Autism spectrum disorder can cause significant social, communication and behavioral challenges. The Centers for Disease Control estimates that about 1 in 68 children have autism, which is almost five times as common in boys as in girls.
Green said research on sensory over-responsivity, and particularly brain imaging research, is still very new, and sensory symptoms were only recently added to the diagnostic criteria for autism.
“One surprise finding was the large differences in brain response between youth with autism who have sensory over-responsivity and those who do not,” said Mirella Dapretto, the study’s senior author and a professor of psychiatry and biobehavioral sciences at the Semel Institute. “Youth with autism who do not have sensory over-responsivity have brain responses to sensory stimuli much more similar to their counterparts without autism, and we showed that there may be a compensatory mechanism in the brain helping them regulate their responses.”

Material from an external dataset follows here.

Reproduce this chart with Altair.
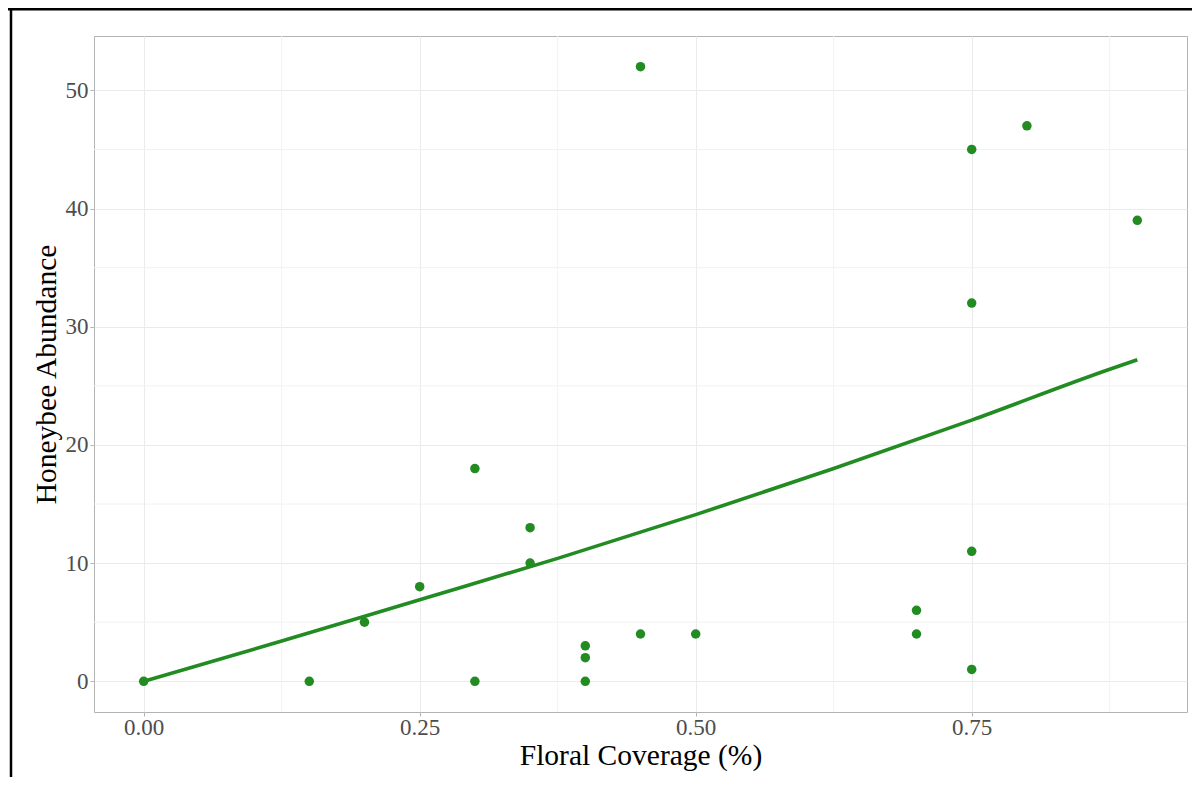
import altair as alt
import pandas as pd

# Observed points
coverage = [0.00, 0.15, 0.20, 0.25, 0.30, 0.30, 0.35, 0.35, 0.40, 0.40, 0.40,
            0.45, 0.45, 0.50, 0.70, 0.70, 0.75, 0.75, 0.75, 0.75, 0.80, 0.90]
abundance = [0, 0, 5, 8, 18, 0, 13, 10, 3, 2, 0,
             52, 4, 4, 6, 4, 45, 32, 11, 1, 47, 39]

# Fitted curve
fit_x = [0.0, 0.125, 0.25, 0.375, 0.5, 0.625, 0.75, 0.875, 0.9]
fit_y = [0.0, 3.4, 6.9, 10.4, 14.1, 18.0, 22.1, 26.4, 27.2]

# Axis ticks / grid
x_major = [0.0, 0.25, 0.5, 0.75]
x_minor = [0.125, 0.375, 0.625, 0.875]
y_major = [0, 10, 20, 30, 40, 50]
y_minor = [5, 15, 25, 35, 45]

GREEN = "#228B22"
FONT = "Liberation Serif"

pts = pd.DataFrame({"cov": coverage, "abund": abundance})
fit = pd.DataFrame({"cov": fit_x, "abund": fit_y})

xs = alt.Scale(domain=[-0.045, 0.945], nice=False, zero=False)
ys = alt.Scale(domain=[-2.6, 54.6], nice=False, zero=False)

x_axis = alt.Axis(values=x_major, format=".2f", title="Floral Coverage (%)",
                  grid=True, gridColor="#EBEBEB", gridWidth=1,
                  domain=False, ticks=True, tickSize=4, tickColor="#B3B3B3",
                  labelFont=FONT, labelFontSize=23, labelColor="#4D4D4D",
                  labelPadding=0, titleFont=FONT, titleFontSize=29.5,
                  titleFontWeight="normal", titleColor="#000000", titlePadding=2)
y_axis = alt.Axis(values=y_major, format="d", title="Honeybee Abundance",
                  grid=True, gridColor="#EBEBEB", gridWidth=1,
                  domain=False, ticks=True, tickSize=4, tickColor="#B3B3B3",
                  labelFont=FONT, labelFontSize=23, labelColor="#4D4D4D",
                  labelPadding=2, titleFont=FONT, titleFontSize=29.5,
                  titleFontWeight="normal", titleColor="#000000", titlePadding=4)

minor_x = alt.Chart(pd.DataFrame({"cov": x_minor})).mark_rule(
    color="#F2F2F2", strokeWidth=1).encode(x=alt.X("cov:Q", scale=xs, axis=x_axis))
minor_y = alt.Chart(pd.DataFrame({"abund": y_minor})).mark_rule(
    color="#F2F2F2", strokeWidth=1).encode(y=alt.Y("abund:Q", scale=ys, axis=y_axis))

line = alt.Chart(fit).mark_line(color=GREEN, strokeWidth=3.6, interpolate="monotone").encode(
    x=alt.X("cov:Q", scale=xs, axis=x_axis),
    y=alt.Y("abund:Q", scale=ys, axis=y_axis),
)
points = alt.Chart(pts).mark_circle(color=GREEN, size=90, opacity=1).encode(
    x=alt.X("cov:Q", scale=xs, axis=x_axis),
    y=alt.Y("abund:Q", scale=ys, axis=y_axis),
)

# screenshot frame (top and left black edges)
one = alt.Data(values=[{"a": 1}])
frame_top = alt.Chart(one).mark_rule(color="#000000", strokeWidth=3).encode(
    x=alt.value(-86), x2=alt.value(1100), y=alt.value(-27))
frame_left = alt.Chart(one).mark_rule(color="#000000", strokeWidth=2.5).encode(
    x=alt.value(-83), y=alt.value(-28), y2=alt.value(745))

chart = alt.layer(minor_x, minor_y, line, points, frame_top, frame_left).properties(
    width=1093, height=676,
    autosize=alt.AutoSizeParams(type="none"),
    padding={"left": 86, "top": 28, "right": 5, "bottom": 65},
    background="#FFFFFF",
).configure_view(stroke="#B3B3B3", strokeWidth=1)

chart.save("out.html", embed_options={"renderer": "svg", "actions": False})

For the study, the UCLA team imaged brain responses to auditory and tactile stimuli in young people between the ages of 9 and 17, some with autism and some without. During imaging, each of the study’s participants was exposed to three kinds of sensory stimuli — hearing loud environment noises such as traffic, being rubbed on the inner arm with a scratchy wood fabric or experiencing both the auditory and tactile stimuli simultaneously.
The team found that study participants with autism and sensory over-responsivity had stronger brain responses to the sensory stimuli in brain areas that process sensory information, as well as in the amygdala, an area involved in attention, response to threat and emotional reactions.
The brain responses were even more severe when participants with autism and sensory over-responsivity were exposed to the auditory and tactile stimuli simultaneously. They also found that all study participants showed a similar initial brain response to the stimuli, but youth with autism and sensory over-responsivity took much more time to get used to the stimuli — and to reduce their brain response — than children with autism but not sensory over-responsivity.
Green said that those children may be compensating through strong brain connectivity between their prefrontal cortex and amygdala. The prefrontal cortex, Green said, is helping to regulate the strong response of the amygdala.
“We don’t have many good treatments for sensory over-responsivity, but our results suggest that an effective treatment might focus on creating coping skills to deal with stimulating environments rather than focusing on changing sensory processing,” Green said. “I also think parents and others working with kids with autism need to be aware of their sensory environments.”
The UCLA team has received a grant from the Simons Foundation to continue to study how youths with autism and sensory over-responsivity process sensory stimulation. They hope to better characterize the neurobiology of the brain’s reaction.
This work was supported by grants from the National Institute of Child Health and Human Development, the National Institute of Mental Health and the National Center for Research Resources, as well as a National Research Service Award predoctoral fellowship (F31 MH093999-01A1).